• _TASK OBJECTIVE_: Copy all lines holding the word "script" from the entries.

• _Data entries_:
---

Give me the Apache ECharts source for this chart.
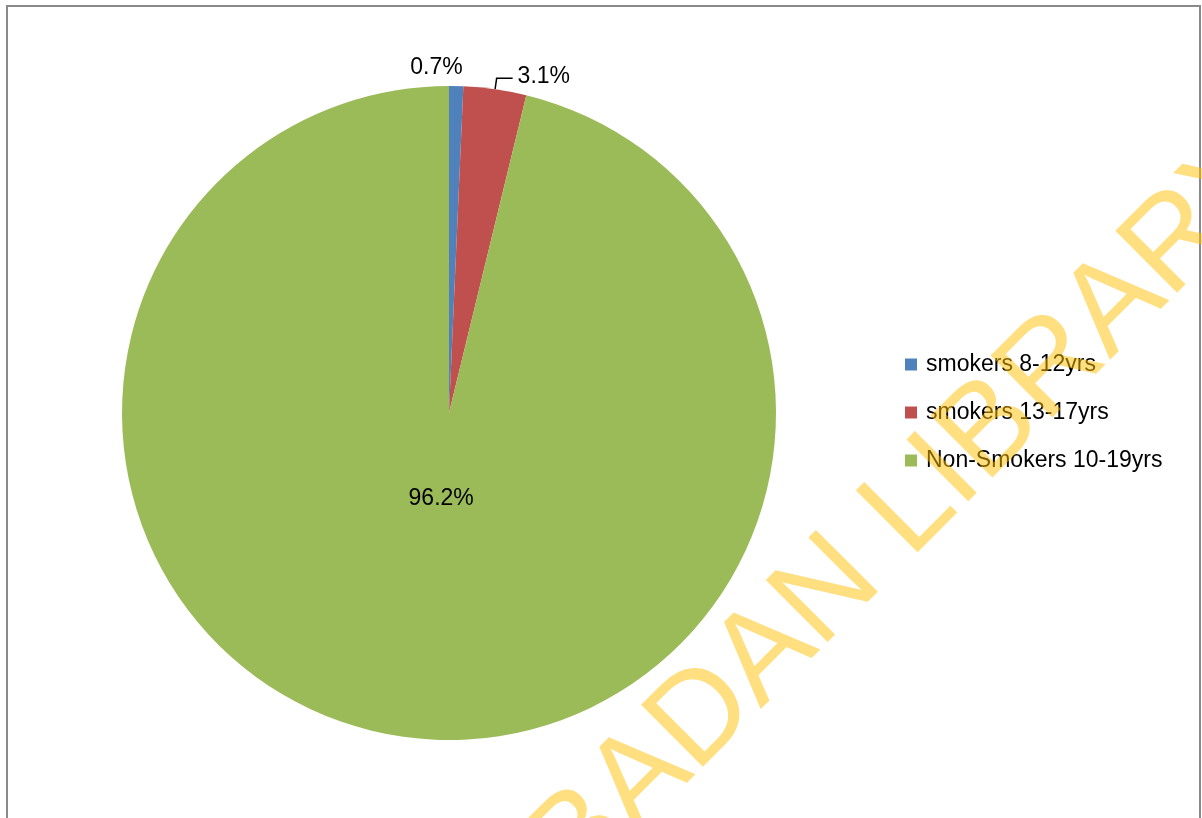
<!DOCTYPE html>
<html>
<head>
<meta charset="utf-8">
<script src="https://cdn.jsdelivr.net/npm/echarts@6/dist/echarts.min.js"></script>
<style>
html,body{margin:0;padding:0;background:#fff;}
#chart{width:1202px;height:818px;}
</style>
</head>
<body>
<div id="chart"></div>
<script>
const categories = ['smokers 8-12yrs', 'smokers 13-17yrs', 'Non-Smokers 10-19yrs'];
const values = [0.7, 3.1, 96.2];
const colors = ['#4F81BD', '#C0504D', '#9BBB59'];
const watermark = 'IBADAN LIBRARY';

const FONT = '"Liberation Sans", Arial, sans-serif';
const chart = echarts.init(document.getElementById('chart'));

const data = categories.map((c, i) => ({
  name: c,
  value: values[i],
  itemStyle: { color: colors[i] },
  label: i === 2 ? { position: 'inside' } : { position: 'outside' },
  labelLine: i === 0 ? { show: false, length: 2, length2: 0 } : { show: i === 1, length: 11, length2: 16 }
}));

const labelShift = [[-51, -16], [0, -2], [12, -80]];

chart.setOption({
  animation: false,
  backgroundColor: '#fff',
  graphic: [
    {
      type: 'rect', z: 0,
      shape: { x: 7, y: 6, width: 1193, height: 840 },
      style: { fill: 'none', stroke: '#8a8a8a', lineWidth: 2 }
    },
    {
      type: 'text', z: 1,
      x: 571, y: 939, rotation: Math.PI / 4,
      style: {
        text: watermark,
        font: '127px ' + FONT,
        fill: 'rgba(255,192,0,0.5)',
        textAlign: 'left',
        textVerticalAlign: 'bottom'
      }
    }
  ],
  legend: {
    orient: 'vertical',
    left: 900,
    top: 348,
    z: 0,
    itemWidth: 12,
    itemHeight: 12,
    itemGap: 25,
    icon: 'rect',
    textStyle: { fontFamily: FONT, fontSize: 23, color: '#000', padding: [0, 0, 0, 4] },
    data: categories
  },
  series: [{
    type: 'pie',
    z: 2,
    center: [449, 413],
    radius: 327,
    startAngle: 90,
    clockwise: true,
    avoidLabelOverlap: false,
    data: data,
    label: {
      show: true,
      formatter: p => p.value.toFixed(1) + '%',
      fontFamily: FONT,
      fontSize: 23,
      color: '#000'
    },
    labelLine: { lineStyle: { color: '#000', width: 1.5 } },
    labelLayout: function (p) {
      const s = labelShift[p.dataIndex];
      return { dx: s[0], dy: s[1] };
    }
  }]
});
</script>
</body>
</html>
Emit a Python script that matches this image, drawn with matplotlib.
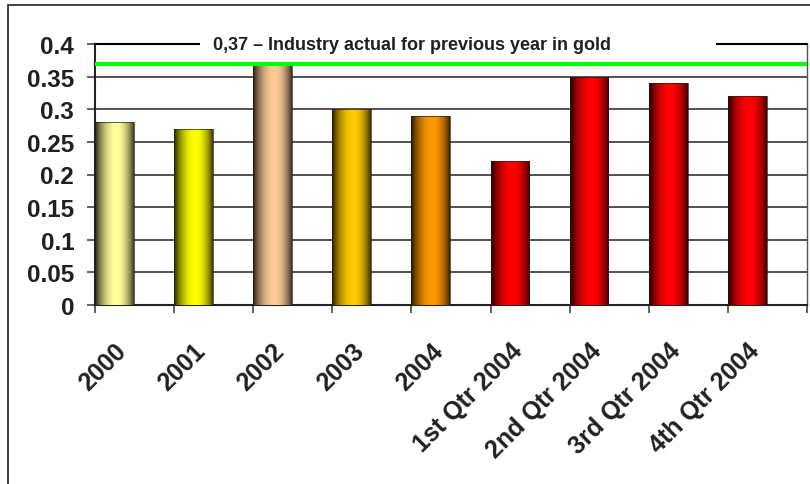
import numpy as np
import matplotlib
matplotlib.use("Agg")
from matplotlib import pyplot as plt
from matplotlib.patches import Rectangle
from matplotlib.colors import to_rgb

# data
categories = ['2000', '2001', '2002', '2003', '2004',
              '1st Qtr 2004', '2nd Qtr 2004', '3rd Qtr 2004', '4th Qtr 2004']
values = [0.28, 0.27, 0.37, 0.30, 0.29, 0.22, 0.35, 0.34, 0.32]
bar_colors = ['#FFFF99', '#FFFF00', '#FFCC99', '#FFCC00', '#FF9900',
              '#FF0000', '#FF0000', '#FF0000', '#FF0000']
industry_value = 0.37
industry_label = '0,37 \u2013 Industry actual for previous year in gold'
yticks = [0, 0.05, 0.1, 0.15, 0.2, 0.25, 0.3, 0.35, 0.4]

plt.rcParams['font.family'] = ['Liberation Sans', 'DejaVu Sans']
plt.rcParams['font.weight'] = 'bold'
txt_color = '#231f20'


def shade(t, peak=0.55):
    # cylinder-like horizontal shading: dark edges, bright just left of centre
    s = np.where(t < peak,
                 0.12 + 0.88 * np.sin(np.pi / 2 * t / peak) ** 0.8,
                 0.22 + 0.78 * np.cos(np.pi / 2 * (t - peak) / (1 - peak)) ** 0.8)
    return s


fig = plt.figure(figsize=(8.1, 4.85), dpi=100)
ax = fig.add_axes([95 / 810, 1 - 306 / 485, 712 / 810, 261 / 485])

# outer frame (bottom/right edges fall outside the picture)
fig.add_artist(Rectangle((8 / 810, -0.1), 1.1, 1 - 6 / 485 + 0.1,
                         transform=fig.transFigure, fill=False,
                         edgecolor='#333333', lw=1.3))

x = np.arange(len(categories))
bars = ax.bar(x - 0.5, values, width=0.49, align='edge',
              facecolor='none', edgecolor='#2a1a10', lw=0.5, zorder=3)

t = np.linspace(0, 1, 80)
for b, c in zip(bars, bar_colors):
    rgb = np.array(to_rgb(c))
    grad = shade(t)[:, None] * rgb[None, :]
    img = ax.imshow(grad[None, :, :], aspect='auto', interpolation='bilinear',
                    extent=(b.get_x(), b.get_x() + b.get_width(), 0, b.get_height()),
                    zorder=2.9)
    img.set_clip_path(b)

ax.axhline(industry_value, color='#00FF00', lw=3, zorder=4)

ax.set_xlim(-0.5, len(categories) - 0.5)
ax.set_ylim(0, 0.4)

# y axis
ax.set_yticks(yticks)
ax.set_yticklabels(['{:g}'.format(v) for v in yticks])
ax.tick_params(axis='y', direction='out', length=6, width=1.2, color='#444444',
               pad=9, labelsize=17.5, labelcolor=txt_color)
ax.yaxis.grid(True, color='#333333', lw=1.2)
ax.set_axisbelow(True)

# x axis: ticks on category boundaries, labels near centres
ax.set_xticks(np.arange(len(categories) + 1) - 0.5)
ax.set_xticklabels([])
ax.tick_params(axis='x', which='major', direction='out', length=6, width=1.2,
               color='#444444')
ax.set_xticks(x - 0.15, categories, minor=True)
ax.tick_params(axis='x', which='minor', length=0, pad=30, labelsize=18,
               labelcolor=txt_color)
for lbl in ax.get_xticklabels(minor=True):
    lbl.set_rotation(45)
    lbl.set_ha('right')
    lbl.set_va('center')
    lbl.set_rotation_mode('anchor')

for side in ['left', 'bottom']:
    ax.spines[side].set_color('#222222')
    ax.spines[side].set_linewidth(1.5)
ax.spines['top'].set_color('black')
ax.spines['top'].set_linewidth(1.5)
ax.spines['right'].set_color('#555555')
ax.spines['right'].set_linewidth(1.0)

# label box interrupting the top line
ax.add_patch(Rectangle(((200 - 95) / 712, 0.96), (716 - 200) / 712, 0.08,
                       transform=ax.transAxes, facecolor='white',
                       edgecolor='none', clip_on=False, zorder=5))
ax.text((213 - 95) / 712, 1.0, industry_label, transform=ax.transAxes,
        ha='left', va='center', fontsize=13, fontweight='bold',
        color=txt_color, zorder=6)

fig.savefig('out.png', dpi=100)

---

• _OUTPUT BELOW_:
<script src="https://cdn.jsdelivr.net/npm/echarts@6/dist/echarts.min.js"></script>
<script>
</script>
Emit a Python script that matches this image, drawn with matplotlib.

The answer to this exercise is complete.